Thats good to know about the lube. I'll use wd40 as I don't think I have access to cnc lube/coolant ;).

And Yes I did mean for cutting aluminum

Thanks
 
What I use are different grades of abrasives to do the tasks, and different shape and sizes of bits that make the job easier to accomplish. I don't use WD40, but a liquid based lubricant/cooler that is used with the CNC mill that is filtered and recyclable.
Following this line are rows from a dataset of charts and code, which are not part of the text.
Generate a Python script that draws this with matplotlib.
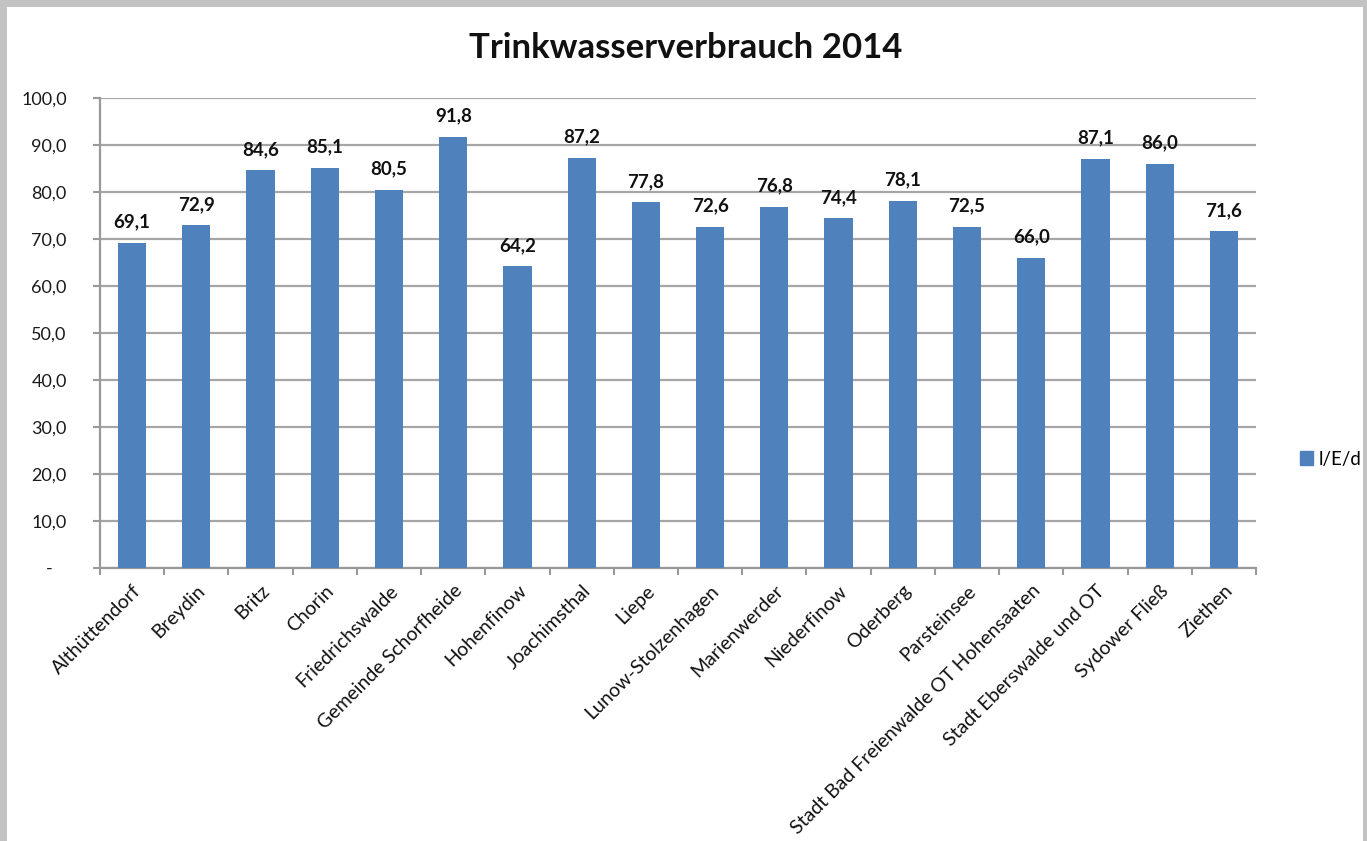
import matplotlib.pyplot as plt
from matplotlib.patches import Rectangle, Patch

plt.rcParams['font.family'] = ['Lato', 'DejaVu Sans']

orte = ['Althüttendorf', 'Breydin', 'Britz', 'Chorin', 'Friedrichswalde',
        'Gemeinde Schorfheide', 'Hohenfinow', 'Joachimsthal', 'Liepe',
        'Lunow-Stolzenhagen', 'Marienwerder', 'Niederfinow', 'Oderberg',
        'Parsteinsee', 'Stadt Bad Freienwalde OT Hohensaaten',
        'Stadt Eberswalde und OT', 'Sydower Fließ', 'Ziethen']
verbrauch = [69.1, 72.9, 84.6, 85.1, 80.5, 91.8, 64.2, 87.2, 77.8,
             72.6, 76.8, 74.4, 78.1, 72.5, 66.0, 87.1, 86.0, 71.6]
yticks = [0, 10, 20, 30, 40, 50, 60, 70, 80, 90, 100]

W, H = 1367, 841
fig = plt.figure(figsize=(W / 100, H / 100), dpi=100)
fig.patch.set_facecolor('#c3c3c3')
fig.patches.append(Rectangle((7 / W, 0), (1363 - 7) / W, (H - 7) / H,
                             transform=fig.transFigure, facecolor='white',
                             edgecolor='none', zorder=-5))

ax = fig.add_axes([100 / W, (H - 568) / H, (1256 - 100) / W, (568 - 98) / H])
ax.set_facecolor('none')

farbe = '#4f81bd'
x = list(range(len(orte)))
ax.bar(x, verbrauch, width=0.44, color=farbe, zorder=3)

for xi, v in zip(x, verbrauch):
    ax.annotate(f'{v:.1f}'.replace('.', ','), (xi, v), xytext=(0, 9),
                textcoords='offset points', ha='center', va='bottom',
                fontsize=13.5, fontweight='bold', color='#111111')

ax.set_xlim(-0.5, len(orte) - 0.5)
ax.set_ylim(0, 100)
ax.set_yticks(yticks)
ax.set_yticklabels(['-   ' if t == 0 else f'{t:.1f}'.replace('.', ',') for t in yticks],
                   fontsize=13, color='#1a1a1a')
ax.yaxis.grid(True, color='#a6a6a6', linewidth=1.6, zorder=0)
ax.set_axisbelow(True)

ax.set_xticks([i - 0.5 for i in range(len(orte) + 1)], minor=False)
ax.set_xticklabels([])
ax.set_xticks(x, minor=True)
ax.set_xticklabels(orte, minor=True, rotation=45, ha='right',
                   rotation_mode='anchor', fontsize=14, color='#111111')
ax.tick_params(axis='x', which='minor', length=0, pad=10)
ax.tick_params(axis='x', which='major', length=5, width=1.5, color='#999999')
ax.tick_params(axis='y', length=5, width=1.5, color='#999999', pad=19)

for s in ['top', 'right']:
    ax.spines[s].set_visible(False)
for s in ['left', 'bottom']:
    ax.spines[s].set_color('#999999')
    ax.spines[s].set_linewidth(1.6)

fig.text(686 / W, 1 - 48 / H, 'Trinkwasserverbrauch 2014', ha='center',
         va='center', fontsize=25, fontweight='bold', color='#111111')

fig.legend(handles=[Patch(color=farbe, label='l/E/d')], loc='center left',
           bbox_to_anchor=(1300 / W, 1 - 459 / H), frameon=False,
           fontsize=13.5, handlelength=0.7, handleheight=0.7,
           handletextpad=0.3, borderpad=0, borderaxespad=0)

fig.savefig('out.png', dpi=100)
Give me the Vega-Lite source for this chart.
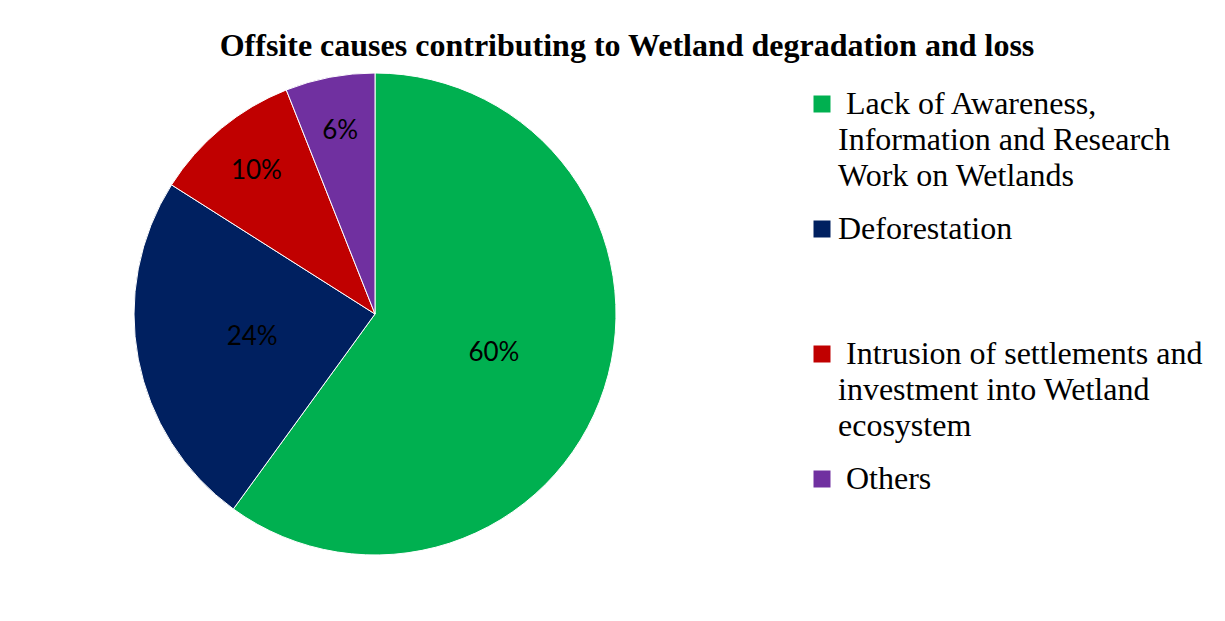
{
  "$schema": "https://vega.github.io/schema/vega-lite/v6.json",
  "width": 750,
  "height": 482,
  "autosize": "none",
  "padding": {"left": 0, "top": 73, "right": 475, "bottom": 66},
  "background": "white",
  "config": {
    "view": {"stroke": null},
    "style": {"guide-label": {"lineHeight": 36, "dy": 10}}
  },
  "title": {
    "text": "Offsite causes contributing to Wetland degradation and loss",
    "font": "Liberation Serif",
    "fontSize": 32,
    "fontWeight": "bold",
    "color": "black",
    "anchor": "middle",
    "frame": "group",
    "dx": 252,
    "dy": 34,
    "offset": 17,
    "baseline": "alphabetic"
  },
  "data": {
    "values": [
      {"cause": "Lack of Awareness, Information and Research Work on Wetlands", "share": 0.60},
      {"cause": "Deforestation", "share": 0.24},
      {"cause": "Intrusion of settlements and investment into Wetland ecosystem", "share": 0.10},
      {"cause": "Others", "share": 0.06}
    ]
  },
  "encoding": {
    "theta": {"field": "share", "type": "quantitative", "stack": true},
    "order": {"field": "share", "sort": "descending"},
    "color": {
      "field": "cause",
      "type": "nominal",
      "scale": {
        "domain": [
          "Lack of Awareness, Information and Research Work on Wetlands",
          "Deforestation",
          "Intrusion of settlements and investment into Wetland ecosystem",
          "Others"
        ],
        "range": ["#00B050", "#002060", "#C00000", "#7030A0"]
      },
      "legend": {
        "orient": "none",
        "legendX": 806,
        "legendY": 15,
        "title": null,
        "padding": 0,
        "symbolType": "square",
        "symbolSize": 289,
        "symbolStrokeWidth": 0,
        "symbolOpacity": 1,
        "labelFont": "Liberation Serif",
        "labelFontSize": 32,
        "labelColor": "black",
        "labelLimit": 0,
        "labelBaseline": "alphabetic",
        "labelOffset": 0,
        "gridAlign": "all",
        "rowPadding": 21,
        "labelExpr": "datum.value == 'Others' ? '\u200b\u00a0Others' : datum.value == 'Deforestation' ? 'Deforestation' : indexof(datum.value, 'Lack') == 0 ? ['\u200b\u00a0Lack of Awareness,', 'Information and Research', 'Work on Wetlands'] : ['\u200b\u00a0Intrusion of settlements and', 'investment into Wetland', 'ecosystem']"
      }
    }
  },
  "layer": [
    {"mark": {"type": "arc", "outerRadius": 241, "stroke": "white", "strokeWidth": 1}},
    {
      "mark": {"type": "text", "radius": {"expr": "datum.share >= 0.2 ? 125 : 186"}, "font": "Lato", "fontSize": 26},
      "encoding": {
        "text": {"field": "share", "type": "quantitative", "format": ".0%"},
        "color": {"value": "black"}
      }
    }
  ]
}
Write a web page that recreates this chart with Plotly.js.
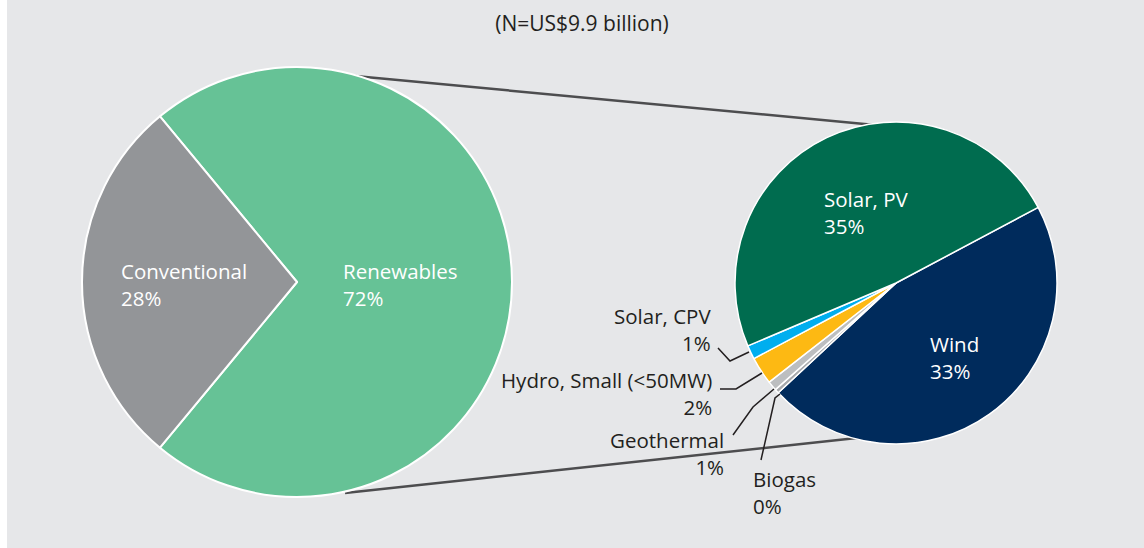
<!DOCTYPE html>
<html>
<head>
<meta charset="utf-8">
<script src="https://cdn.plot.ly/plotly-3.0.1.min.js"></script>
<style>html,body{margin:0;padding:0;background:#fff;}#chart{width:1144px;height:548px;}</style>
</head>
<body>
<div id="chart"></div>
<script>
// ---- data ----
const mainLabels = ["Renewables", "Conventional"];
const mainValues = [72, 28];
const mainColors = ["#66c296", "#939598"];

const subLabels = ["Wind", "Biogas", "Geothermal", "Hydro, Small (<50MW)", "Solar, CPV", "Solar, PV"];
const subValues = [33, 0.3, 0.7, 2, 1, 35];
const subColors = ["#002b5c", "#a7a9ac", "#bcbec0", "#fdb913", "#00aeef", "#006c4f"];
const subPctText = ["33%", "0%", "1%", "2%", "1%", "35%"];

const titleText = "(N=US$9.9 billion)";

// ---- helpers (pixel -> paper) ----
const W = 1144, H = 548;
const px = x => x / W;
const py = y => 1 - y / H;

const FONT = "'Open Sans', 'Noto Sans', sans-serif";
const FS = 20.5;
const dark = "#231f20";

const traces = [
  {
    type: "pie", labels: mainLabels, values: mainValues, sort: false,
    direction: "clockwise", rotation: 320.4,
    marker: {colors: mainColors, line: {color: "#ffffff", width: 2}},
    textinfo: "none", hoverinfo: "label+percent", showlegend: false,
    domain: {x: [px(82), px(512)], y: [py(497), py(67)]}
  },
  {
    type: "pie", labels: subLabels, values: subValues, sort: false,
    direction: "clockwise", rotation: 62,
    marker: {colors: subColors, line: {color: "#ffffff", width: 1.5}},
    textinfo: "none", hoverinfo: "label", showlegend: false,
    domain: {x: [px(735), px(1057)], y: [py(444), py(122)]}
  }
];

function ann(x, y, text, color, xanchor, align) {
  return {x: px(x), y: py(y), xref: "paper", yref: "paper", text: text, showarrow: false,
    xanchor: xanchor, yanchor: "middle", align: align,
    font: {family: FONT, size: FS, color: color}};
}

const annotations = [
  ann(119, 284, mainLabels[1] + "<br>" + mainValues[1] + "%", "#ffffff", "left", "left"),
  ann(341, 284, mainLabels[0] + "<br>" + mainValues[0] + "%", "#ffffff", "left", "left"),
  ann(822, 213, subLabels[5] + "<br>" + subPctText[5], "#ffffff", "left", "left"),
  ann(928, 357, subLabels[0] + "<br>" + subPctText[0], "#ffffff", "left", "left"),
  ann(713, 329, subLabels[4] + "<br>" + subPctText[4], dark, "right", "right"),
  ann(714, 393, subLabels[3] + "<br>" + subPctText[3], dark, "right", "right"),
  ann(726, 453, subLabels[2] + "<br>" + subPctText[2], dark, "right", "right"),
  ann(751, 492, subLabels[1] + "<br>" + subPctText[1], dark, "left", "left")
];

function pathPx(pts) {
  return pts.map((p, i) => (i ? "L" : "M") + px(p[0]).toFixed(5) + "," + py(p[1]).toFixed(5)).join(" ");
}
const leader = pts => ({type: "path", xref: "paper", yref: "paper", path: pathPx(pts),
  line: {color: dark, width: 1.5}, layer: "above"});

const shapes = [
  {type: "rect", xref: "paper", yref: "paper", x0: 0, x1: px(7), y0: 0, y1: 1,
    fillcolor: "#ffffff", line: {width: 0}, layer: "below"},
  {type: "line", xref: "paper", yref: "paper", x0: px(355), y0: py(76), x1: px(875), y1: py(125),
    line: {color: "#4d4d4f", width: 2.5}, layer: "below"},
  {type: "line", xref: "paper", yref: "paper", x0: px(345), y0: py(493), x1: px(866), y1: py(437),
    line: {color: "#4d4d4f", width: 2.5}, layer: "below"},
  leader([[718, 348], [730, 361], [749, 352]]),
  leader([[720, 389], [736, 389], [762, 373]]),
  leader([[733, 435], [753, 407], [774, 389]]),
  leader([[761, 460], [775, 398], [780, 394]])
];

const layout = {
  width: W, height: H,
  margin: {l: 0, r: 0, t: 0, b: 0},
  paper_bgcolor: "#e6e7e9",
  plot_bgcolor: "#e6e7e9",
  title: {text: titleText, x: px(582), xanchor: "center", y: 1 - 24 / H, yanchor: "middle",
    font: {family: FONT, size: 21, color: dark}},
  font: {family: FONT, color: dark},
  showlegend: false,
  annotations: annotations,
  shapes: shapes
};

Plotly.newPlot("chart", traces, layout, {displayModeBar: false, staticPlot: true});
</script>
</body>
</html>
Those bits are not exactly cheap though.

I'm thinking I'll go with 2 maybe 3 of them. sparkyabrasives.com/carbide-burrs sorry link button didnt work
 
I'm thinking I'll go with 2 maybe 3 of them. sparkyabrasives.com/carbide-burrs sorry link button didnt work

Maybe 4 or 5 separate ones could be better. Depends on what you are cutting. When I made the heads for my truck, I used maybe 10 bits for fine tuning the cut. Keep in mind though, this is way beyond the scope the OP is considering.
 
http://www.mcmaster.com/#carbide-burs/=up36ox

My favorite are radius end tree burrs, ti nitrite coated. The bigger diameter of the burr helps it not clog up on aluminum. I don't like the ones that are the same size as the shank as they spin way too fast because of the small od, I like big OD burrs for taking off material and shaping and smaller od for fine tuning, peronsally. .
 
Know I'm chiming in late, but I had my old burr break in the middle of my porting and I needed one fast, and I found this company called Ruch Carbide burrs, it was about 40 miles from me, but I called them up and they cut me a burr that same day. I got a tree shaped on with a radial tip and when I said it was for aluminum they gave it a special "aluma cut" so it wouldn't clog up. They even have the option for extended shanks. I wasn't ordering a lot, I just neede one burr, but they had it done in four hours, and I made the drive to philly. I think they only charged me like ~$30 for it but it was the best burr I have ever had and am still using it to date. The extended shank allowed me to keep the tool away from the heads as to avoid nicking and marring them. The burr only clogged once due to my own carelessness, and the tree shape enabled me to smooth the the cuts and grinds I made into the original port quite smoothly. IIRC they even made me special ordered one with a titanium coating... If I ever have to go thru a company again, they get my vote hands down. Great company great service great tools. They even have a replacement plan. Sorry this sounds like a personal "plug" for them, but it isn't, I was just extremely impressed!
 
You should always use a bit made for cutting non-ferrous metals when using it on aluminum. They are designed differently and shouldn't ever clog if you keep them oiled. Google non-ferrous carbide burrs and you'll find tons of options. The two posts above with links are not the correct bits. Those will work but not as well as the correct bits.
 
The link I included breaks down from shape, then you select the tooth style....... I do agree though, but I do all my touch up with double cut tree burrs.

Select a burr, then you see "flutes".

MCC PN: 4295A33
 
Thanks guys. After doing a little more research I ended up ordering a set of 3 burrs made for non-ferrous metals.